==== DATA PROVIDED ====

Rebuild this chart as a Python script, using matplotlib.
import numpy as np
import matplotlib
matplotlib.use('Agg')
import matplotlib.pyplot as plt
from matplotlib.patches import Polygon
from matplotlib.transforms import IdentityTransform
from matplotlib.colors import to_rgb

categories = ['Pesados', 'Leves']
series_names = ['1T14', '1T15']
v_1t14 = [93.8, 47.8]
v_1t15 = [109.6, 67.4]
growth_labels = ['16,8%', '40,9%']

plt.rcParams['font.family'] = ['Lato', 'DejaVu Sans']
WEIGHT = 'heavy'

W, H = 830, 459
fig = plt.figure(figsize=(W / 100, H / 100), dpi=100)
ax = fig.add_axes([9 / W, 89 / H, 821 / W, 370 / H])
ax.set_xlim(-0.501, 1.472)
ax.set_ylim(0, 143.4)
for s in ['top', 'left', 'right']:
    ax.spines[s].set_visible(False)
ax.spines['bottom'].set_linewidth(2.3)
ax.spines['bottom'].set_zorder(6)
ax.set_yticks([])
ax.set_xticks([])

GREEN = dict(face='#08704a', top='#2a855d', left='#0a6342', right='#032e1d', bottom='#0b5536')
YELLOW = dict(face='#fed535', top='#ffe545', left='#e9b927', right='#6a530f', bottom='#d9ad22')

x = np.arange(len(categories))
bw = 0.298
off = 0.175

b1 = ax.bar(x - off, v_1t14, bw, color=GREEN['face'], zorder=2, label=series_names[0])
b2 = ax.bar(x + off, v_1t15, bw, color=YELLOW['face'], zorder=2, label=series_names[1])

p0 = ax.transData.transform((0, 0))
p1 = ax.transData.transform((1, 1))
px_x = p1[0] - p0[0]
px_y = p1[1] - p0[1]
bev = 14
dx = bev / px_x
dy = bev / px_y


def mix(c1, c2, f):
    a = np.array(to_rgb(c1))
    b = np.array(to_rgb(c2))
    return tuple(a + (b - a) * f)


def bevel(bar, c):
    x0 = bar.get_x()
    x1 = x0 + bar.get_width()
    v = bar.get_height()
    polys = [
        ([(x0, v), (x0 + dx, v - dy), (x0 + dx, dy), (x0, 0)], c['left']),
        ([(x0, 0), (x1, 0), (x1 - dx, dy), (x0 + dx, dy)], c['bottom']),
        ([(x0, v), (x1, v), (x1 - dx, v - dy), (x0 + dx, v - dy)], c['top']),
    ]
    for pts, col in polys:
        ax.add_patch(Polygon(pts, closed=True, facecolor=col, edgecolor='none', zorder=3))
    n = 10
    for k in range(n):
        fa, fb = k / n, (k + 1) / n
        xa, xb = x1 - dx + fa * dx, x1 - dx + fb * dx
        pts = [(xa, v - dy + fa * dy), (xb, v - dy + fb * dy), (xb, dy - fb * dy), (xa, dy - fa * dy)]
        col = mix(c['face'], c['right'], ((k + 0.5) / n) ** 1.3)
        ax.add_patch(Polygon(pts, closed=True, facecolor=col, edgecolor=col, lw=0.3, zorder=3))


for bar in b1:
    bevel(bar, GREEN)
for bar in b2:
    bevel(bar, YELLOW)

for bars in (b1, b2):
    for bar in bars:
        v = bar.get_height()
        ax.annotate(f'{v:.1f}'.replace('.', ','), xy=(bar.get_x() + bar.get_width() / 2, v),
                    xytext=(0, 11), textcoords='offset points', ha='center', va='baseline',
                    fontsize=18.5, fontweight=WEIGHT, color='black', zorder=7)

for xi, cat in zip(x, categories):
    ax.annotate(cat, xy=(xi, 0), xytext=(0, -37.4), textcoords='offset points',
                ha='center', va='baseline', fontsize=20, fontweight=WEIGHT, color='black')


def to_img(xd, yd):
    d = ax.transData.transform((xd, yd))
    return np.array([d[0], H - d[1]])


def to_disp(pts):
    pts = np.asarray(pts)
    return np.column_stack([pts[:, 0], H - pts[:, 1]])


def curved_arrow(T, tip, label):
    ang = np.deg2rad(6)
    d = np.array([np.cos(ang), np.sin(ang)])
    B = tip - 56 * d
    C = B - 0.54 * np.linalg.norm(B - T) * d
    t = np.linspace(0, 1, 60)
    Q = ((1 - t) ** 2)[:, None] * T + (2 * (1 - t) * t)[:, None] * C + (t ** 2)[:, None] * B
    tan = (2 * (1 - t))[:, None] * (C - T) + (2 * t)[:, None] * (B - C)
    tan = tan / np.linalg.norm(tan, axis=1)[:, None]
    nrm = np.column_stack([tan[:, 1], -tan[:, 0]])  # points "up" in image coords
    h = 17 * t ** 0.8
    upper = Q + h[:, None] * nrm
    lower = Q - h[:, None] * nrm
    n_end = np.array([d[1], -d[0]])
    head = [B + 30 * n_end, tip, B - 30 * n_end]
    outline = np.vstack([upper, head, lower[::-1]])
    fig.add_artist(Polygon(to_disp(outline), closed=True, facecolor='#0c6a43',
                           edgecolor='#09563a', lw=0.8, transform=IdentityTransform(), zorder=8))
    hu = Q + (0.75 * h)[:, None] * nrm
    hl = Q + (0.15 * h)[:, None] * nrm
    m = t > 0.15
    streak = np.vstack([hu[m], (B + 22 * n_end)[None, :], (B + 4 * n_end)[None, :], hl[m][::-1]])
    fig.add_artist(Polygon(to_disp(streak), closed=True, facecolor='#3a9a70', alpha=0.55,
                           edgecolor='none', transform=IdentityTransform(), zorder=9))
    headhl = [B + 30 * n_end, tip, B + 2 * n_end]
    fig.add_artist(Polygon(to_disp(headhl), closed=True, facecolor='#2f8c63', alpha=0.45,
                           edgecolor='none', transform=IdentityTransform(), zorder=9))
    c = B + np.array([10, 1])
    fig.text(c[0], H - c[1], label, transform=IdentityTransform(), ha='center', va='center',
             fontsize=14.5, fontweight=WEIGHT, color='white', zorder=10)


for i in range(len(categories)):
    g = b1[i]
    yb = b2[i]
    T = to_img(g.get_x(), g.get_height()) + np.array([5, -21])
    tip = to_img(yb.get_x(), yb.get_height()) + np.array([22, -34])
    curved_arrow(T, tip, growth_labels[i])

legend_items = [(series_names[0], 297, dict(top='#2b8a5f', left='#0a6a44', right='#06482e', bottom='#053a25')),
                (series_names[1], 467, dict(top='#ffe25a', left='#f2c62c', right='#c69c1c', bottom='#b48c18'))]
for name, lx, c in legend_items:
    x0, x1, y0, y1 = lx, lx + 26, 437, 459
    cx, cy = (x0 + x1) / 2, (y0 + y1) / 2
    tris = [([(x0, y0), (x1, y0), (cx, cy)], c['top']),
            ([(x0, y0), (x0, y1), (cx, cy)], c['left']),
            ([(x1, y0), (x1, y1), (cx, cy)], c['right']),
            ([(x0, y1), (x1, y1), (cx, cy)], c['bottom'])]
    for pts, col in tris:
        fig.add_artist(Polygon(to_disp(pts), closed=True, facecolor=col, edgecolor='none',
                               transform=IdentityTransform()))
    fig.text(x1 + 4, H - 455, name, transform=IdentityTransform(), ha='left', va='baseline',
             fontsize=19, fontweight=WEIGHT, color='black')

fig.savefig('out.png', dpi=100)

====

-- PROBLEM DETAILS --
In the listing above, reproduce the first line and each one after it through the line that contains "from matplotlib.colors import to_rgb".

-- THE OUTPUT --
Rebuild this chart as a Python script, using matplotlib.
import numpy as np
import matplotlib
matplotlib.use('Agg')
import matplotlib.pyplot as plt
from matplotlib.patches import Polygon
from matplotlib.transforms import IdentityTransform
from matplotlib.colors import to_rgb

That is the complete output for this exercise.